Março.
O frio do Inverno europeu começa finalmente a se dissipar. Já é possível sair à rua sem três camadas de roupa, mais um casaco, mais um cachecol. O guarda-chuva hoje ficou em casa. Supostamente, este mês começa a Primavera.
Voltei às salas de há três anos atrás. Ás mesmas mesas e cadeiras completamente de madeira e nada ergonómicas, o quadro verde onde se escreve a giz, para horror de todos os professores e alunos alérgicos a pó, à escola secundária em que os alunos do último ano se acham invencíveis, no topo do mundo, para quem todos olham de baixo e respeitam e esperam um dia estar na posição em que eles estão. Não passei por lá, e ainda tenho de me lembrar que eles são dois anos mais novos que eu. DOIS anos. Apenas o facto de ser uma estranha numa sala cheia de alunos que se conhecem há três anos e que estão a meio do ano lectivo pode justificar um leve nervosismo, mas mesmo assim, não devia me deixar intimidar. Não estou ali porque chumbei, ou porque preciso de levantar a nota. Estou ali porque mudei de ideias e preciso de um exame que não me era sequer possível fazer no Brasil. Ainda assim, gostaria de lhes dizer isso - ao invés de os deixar a questionarem-se quem é que raios sou eu. Felizmente, as professoras têm sido simpáticas - afinal, estou a assistir a aulas de livre e espontânea vontade, o que no caso delas, é raro acontecer -, e eu voltei a sentir alegria e interesse nas aulas. A vontade de fazer exercícios mesmo sabendo que posso não saber tudo ainda. A dificuldade em entender poesia e depois, finalmente, a decifrar. Se calhar é desta que acertei no rumo que dar à minha vida.

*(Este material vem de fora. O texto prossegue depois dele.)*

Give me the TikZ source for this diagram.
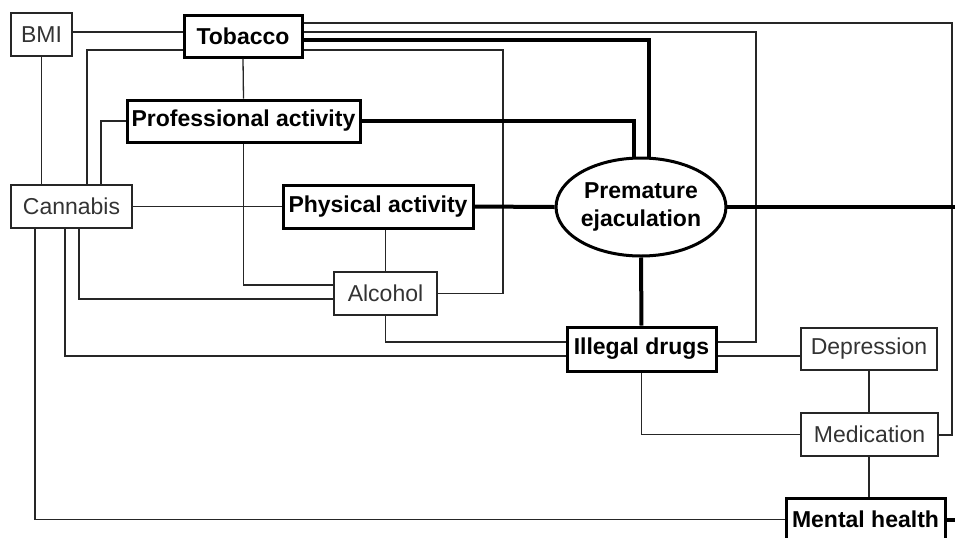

Não que já tenha escolhido o curso, mind you. Há tantas opções que fico a pesquisar e a adicionar opções à minha já longa lista (demasiado longa, 2 lados de uma folha A4). Não posso fazer tudo, nem tudo são escolhas inteligentes, apesar de interessantes, e preciso de descobrir aquele que una ambos.
Estou finalmente a tirar a carta - digam comigo, ALELUIA. Depois de tal me ter sido negado no Brasil, quando realmente precisava (God bless a minha amiga e a família, que me deram boleias duram-te um ano inteiro), estou agora a fazer as aulas de código a um ritmo prodigioso, visto a minha quantidade de tempo livre, e taaaaalvez no Verão isto esteja feito.
A minha vida social resume-se aos amigos, de longa data, que uma vez por semana conseguem-me dar um pouco do seu tempo, ou convidar-me para algum evento que tenham. Eles ainda têm outros colegas, e vida social para além do nosso (ex-)grupo-antigo-de-amigos, mas eu não. Isso é chato. Sinto-me uma imposição. Não sou mais a amiga emigrante que está de visita. Sou a Mariana. Vivi no Brasil. E agora estou de volta aqui, à vida real, onde eles têm outros amigos, com quem convivem diariamente. E eu, sendo eu, tenho tanto medo de conhecer os novos amigos como de entrar na sala do 12º ano da minha ex-secundária. Apesar da nossa amizade ter aguentado três anos de emigração, no primeiro caso, ou de eu ser mais velha que eles dois anos, no segundo, eu continuo a ter inseguranças idiotas sobre o que os outros vão achar de mim. Como se isso valesse alguma coisa, como se importasse. Aparentemente, na minha cabeça, importa.
Inesperadamente, mas não tanto, sinto por vezes saudades do Brasil. Da vida que tinha lá. Eu era uma sortuda. E tinha uma boa vida, com um coro de crianças fofas que eu adorava e que gostavam de mim e onde eu podia cantar e ser feliz, e um pequeno mas óptimo grupo de amigas com quem me sentia livre para ser eu mesma, porque elas eram tal-e-qual como eu: ligeiramente nerds, fãs de várias séries e, quase a um nível lamechas, românticas que dói. Leitoras assíduas, interessadas no que está a acontecer no mundo, que se importam, com os outros e com os seus sentimentos e opiniões. E, melhor ainda, sem julgamentos. Aceitaram-me como eu sou, e eu também o fiz - a elas, e a mim. Sinto saudades delas. E receio os efeitos da distância e do tempo sobre nós. Mas por enquanto, Skype e outras redes sociais servirão para matar saudades, que não vale a pena me preocupar com aquilo que ainda não aconteceu.
Por aqui, é assim que estamos. Acampados em casa, e a criar, de novo, raízes e uma vida na terra que nunca deixou de ser a nossa.